Ebranchage de cèdres par les bergers dans la région d'Azrou-Ifrane au Maroc (Photo/Abdenbi Zine El Abidine)

Dans ce processus de destruction du cèdre, observe l’écologue Michel Tarrier, consultant à l’Institut scientifique de Rabat, chaque arbre qui tombe est une perte séculaire irremplaçable. «Surtout que derrière, il n’y a aucune politique de revivifier la forêt, de régénérer la flore et donc la faune.

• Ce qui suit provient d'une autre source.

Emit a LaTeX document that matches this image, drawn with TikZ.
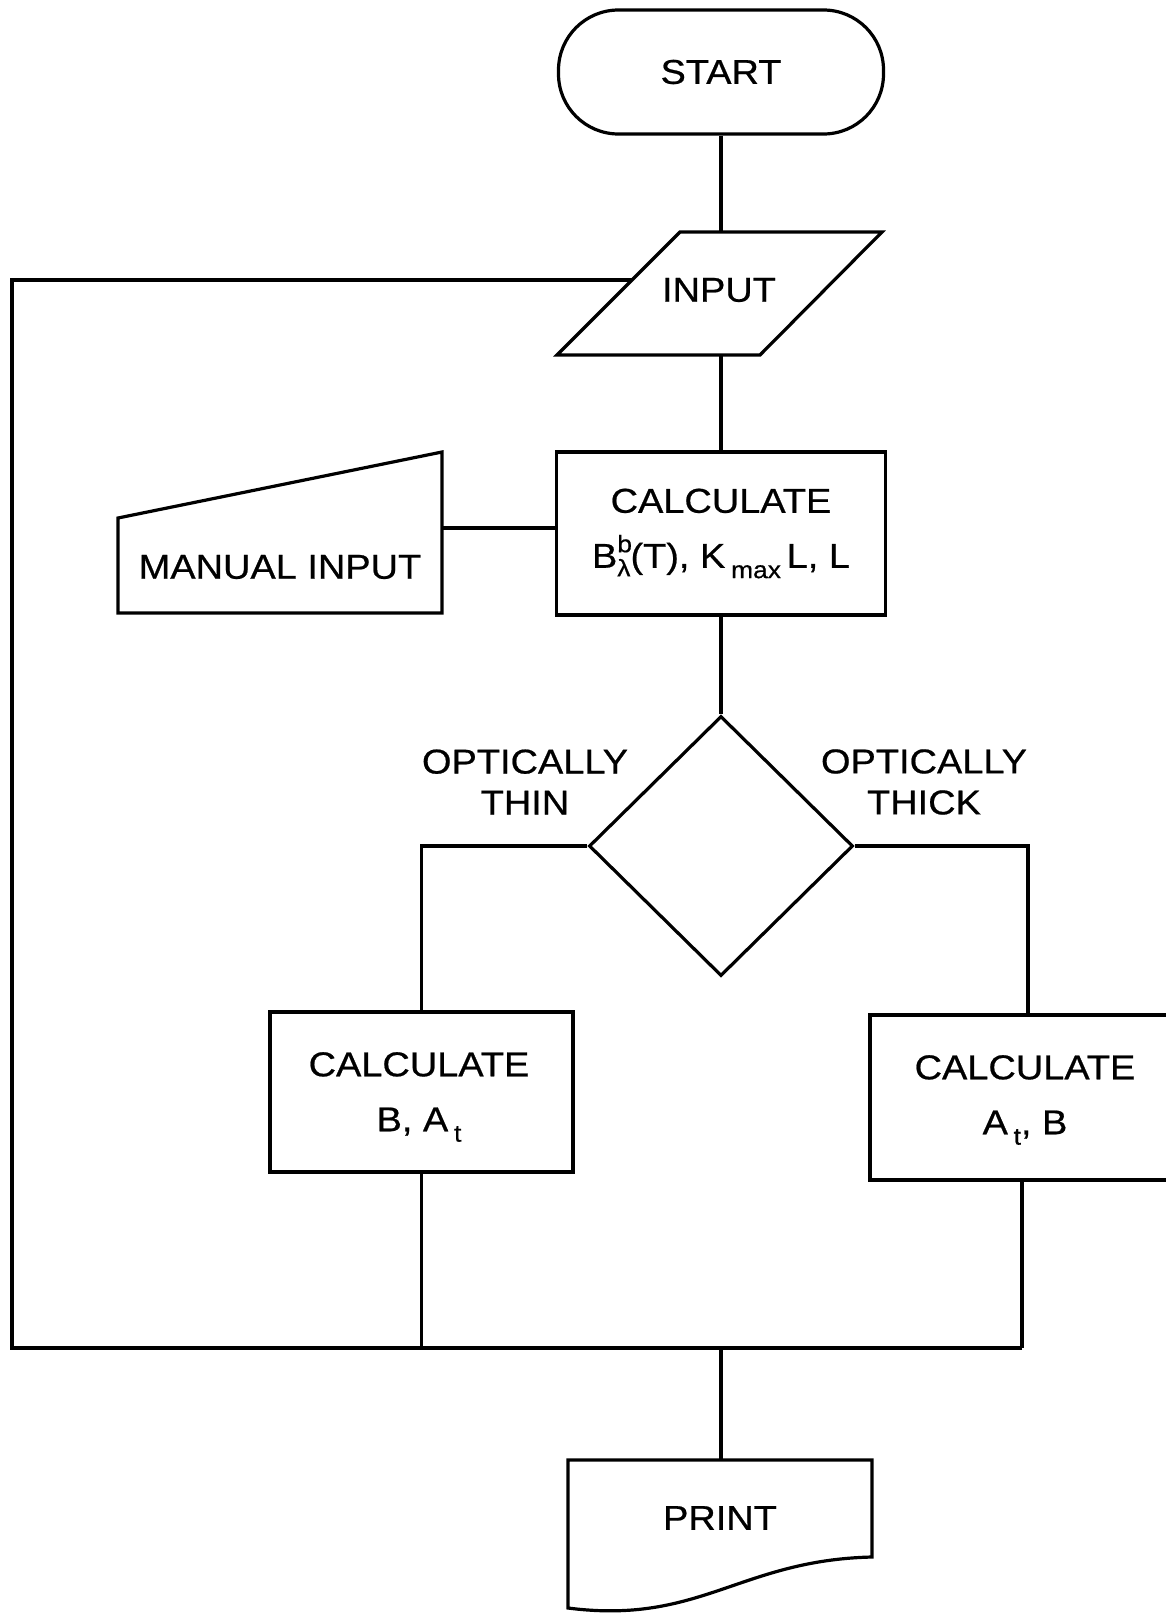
\documentclass[tikz,border=0pt]{standalone}
\usepackage{fontspec}
\setmainfont{Liberation Sans}[FakeStretch=1.1,FakeBold=0.6]
\usetikzlibrary{shapes.geometric}
\newcommand\bigtxt{\fontsize{34.5}{55}\selectfont}
\newcommand\smtxt{\fontsize{24}{24}\selectfont}
\newcommand\supsub[2]{\rlap{\raisebox{0.45em}{\smtxt #1}}\raisebox{-0.25em}{\smtxt #2}}
\newcommand\lowsub[1]{\raisebox{-0.3em}{\smtxt #1}}
\begin{document}
\begin{tikzpicture}[x=1pt,y=-1pt,line width=3.2pt,
  box/.style={draw,rectangle,inner sep=0pt,align=center,font=\bigtxt},
  txt/.style={align=center,font=\bigtxt,inner sep=0pt},
  lbl/.style={align=center,font=\fontsize{34.5}{41}\selectfont,inner sep=0pt}]
\useasboundingbox (0,0) rectangle (1166,1620);
% START
\node[box,rounded corners=60pt,minimum width=325pt,minimum height=124pt] (start) at (721,72) {START};
% INPUT parallelogram
\draw (680,232) -- (882,232) -- (760,355) -- (557,355) -- cycle;
\node[txt] (input) at (719,290) {INPUT};
\coordinate (inTop) at (721,232);
\coordinate (inBot) at (721,355);
\coordinate (inLeft) at (632,280);
% CALCULATE box
\node[box,minimum width=329pt,minimum height=163pt] (calc) at (721,533.5)
  {CALCULATE\\B\supsub{b}{λ}(T), K\,\lowsub{max}\,L, L};
% MANUAL INPUT
\draw (118,518) -- (442,452) -- (442,613) -- (118,613) -- cycle;
\node[txt] (manual) at (280,567) {MANUAL INPUT};
\coordinate (miR) at (442,528);
% decision
\node[draw,diamond,minimum width=264pt,minimum height=260pt,inner sep=0pt] (dia) at (721,846) {};
\node[lbl] (thin) at (525,782) {OPTICALLY\\THIN};
\node[lbl] (thick) at (924,782) {OPTICALLY\\THICK};
% left box
\node[box,minimum width=303pt,minimum height=160pt] (lbox) at (421.5,1092) {};
\node[txt] (ltext) at (419,1097) {CALCULATE\\B, A\,\lowsub{t}};
% right box (cut by the page edge)
\draw (1166,1015) -- (870,1015) -- (870,1180) -- (1166,1180);
\node[txt] (rtext) at (1025,1100) {CALCULATE\\A\,\lowsub{t}, B};
\coordinate (rTop) at (1028,1015);
\coordinate (rBot) at (1022,1180);
% junctions
\coordinate (jL) at (12,1348);
\coordinate (jR) at (1022,1348);
\coordinate (jM) at (721,1348);
% PRINT
\draw (568,1460) -- (872,1460) -- (872,1557) .. controls (740,1560) and (700,1625) .. (568,1608) -- cycle;
\node[txt] (print) at (720,1518) {PRINT};
\coordinate (prTop) at (721,1460);
% connectors
\draw (start.south) -- (inTop);
\draw (inBot) -- (calc.north);
\draw (miR) -- (calc.west |- miR);
\draw (calc.south) -- (dia.north);
\draw (dia.west) -| (lbox.north);
\draw (dia.east) -| (rTop);
\draw (lbox.south) -- (lbox.south |- jL);
\draw (rBot) -- (jR);
\draw (jR) -- (jL) |- (inLeft);
\draw (jM) -- (prTop);
\end{tikzpicture}
\end{document}
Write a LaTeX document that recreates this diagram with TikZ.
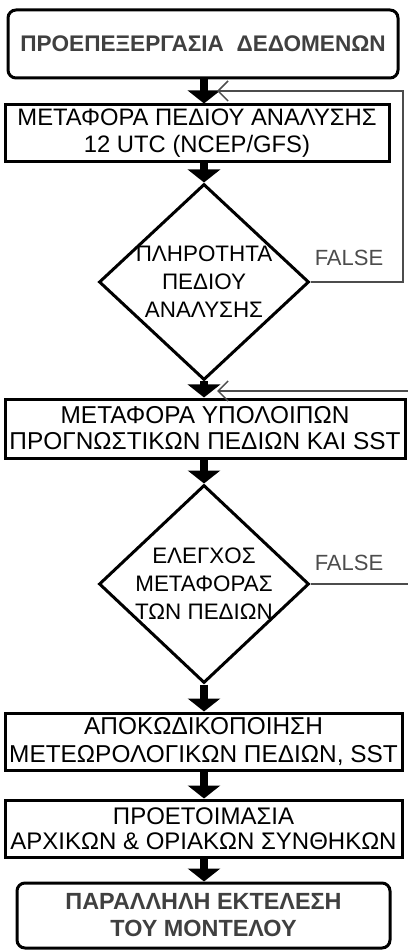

Le cèdre est une plante qui, à elle seule, représente la moitié de la biodiversité marocaine», précise Michel Tarrier.

C’est l’habitat naturel de plusieurs espèces d’oiseaux et d’insectes, importants pour l’équilibre de l’écosystème qui est à jamais détruit.
 
«Un abattage criminel de cèdres centenaires en toute impunité»
Au Maroc, le cèdre est considéré comme un «trésor national». Il est à la fois un atout touristique, un gagne-pain des bergers et un arbre dont le bois est très prisé des ébénistes pour la fabrication de meubles haut de gamme.

Transport de grumes de cèdres destinées à la fabrication de meubles haut de gamme. (Photo/Abdenbi Zine El Abidine)

Un mètre cube de cèdre se vendrait près de 1300 euros. «La valeur élevée du bois pousse les délinquants à exploiter illégalement les arbres et à les vendre clandestinement. Les délits sont commis souvent par des mafias organisées, dénonce Zine El Abidine Abdebi. Et ces délinquants sont de plus en plus nombreux, «malgré les efforts du département des forêts qui tente de les encadrer par la création de coopératives de bucherons».
 
Chaque année, des milliers d’arbres, dont certains vieux de plusieurs siècles, sont abattus illégalement avec la complicité notamment de quelques gardes forestiers.

Les spécialistes sont formels : l’abattage clandestin du cèdre de l’Atlas risque de perturber l’équilibre écologique d’une région abritant la principale réserve d’eau du Maroc.

«La cédraie de l’Atlas est-elle une fabrique de mouton?»
L’écologue Michel Tarrier parle de «non assistance à nature en danger». Il dénonce particulièrement «les ravages d’un pastoralisme intempestif qui engendre une extinction massive des plantes et de la faune. Tout un chacun vient engraisser son mouton n’importe où dans les forêts de l’Atlas», déplore-t-il.

Troupeau d'ovins dans le voisinage d'une forêt de cèdres dans la région d'Azrou-Ifrane, au Maroc. (Photo/Abdenbi Zine El Abidine)

Le cheptel pâturant en forêt est estimé à 10 millions de têtes. Soit 40% du cheptel national. «Les effectifs des ovins dépassent de loin les capacités de production herbagère, remarque Zine El Abidine AbdenbiSes recherches ont montré que «le système de transhumance pratiqué jadis par les tribus des montagnes n’existe plus en raison de la sédentarisation. Il permettait de soulager les forêts pendant une bonne période de l’année.» Résultat: les éleveurs séjournent en permanence au voisinage des cédraies à la recherche de la nourriture pour le bétail. Ce qui accentue les pressions sur les forêts.
 
Il faut soulager la cédraie de l’Atlas
Selon les spécialistes, le cèdre peut mettre plus de trente ans avant d’atteindre l’âge adulte. Chaque arbre mutilé ne repousse pas avant plusieurs décennies. Pour le chercheur marocain Zine El Abidine Abdenbi, la pression sur les forêts peut être soulagée par le développement économique des régions rurales frappées par le chômage. Il préconise en outre «l’adoption d’une stratégie de gestion intégrant les perspectives des changements climatiques». Sans oublier de «tester des espèces forestières plus adaptées à la sécheresse dans les zones où l’avenir du cèdre est incertain».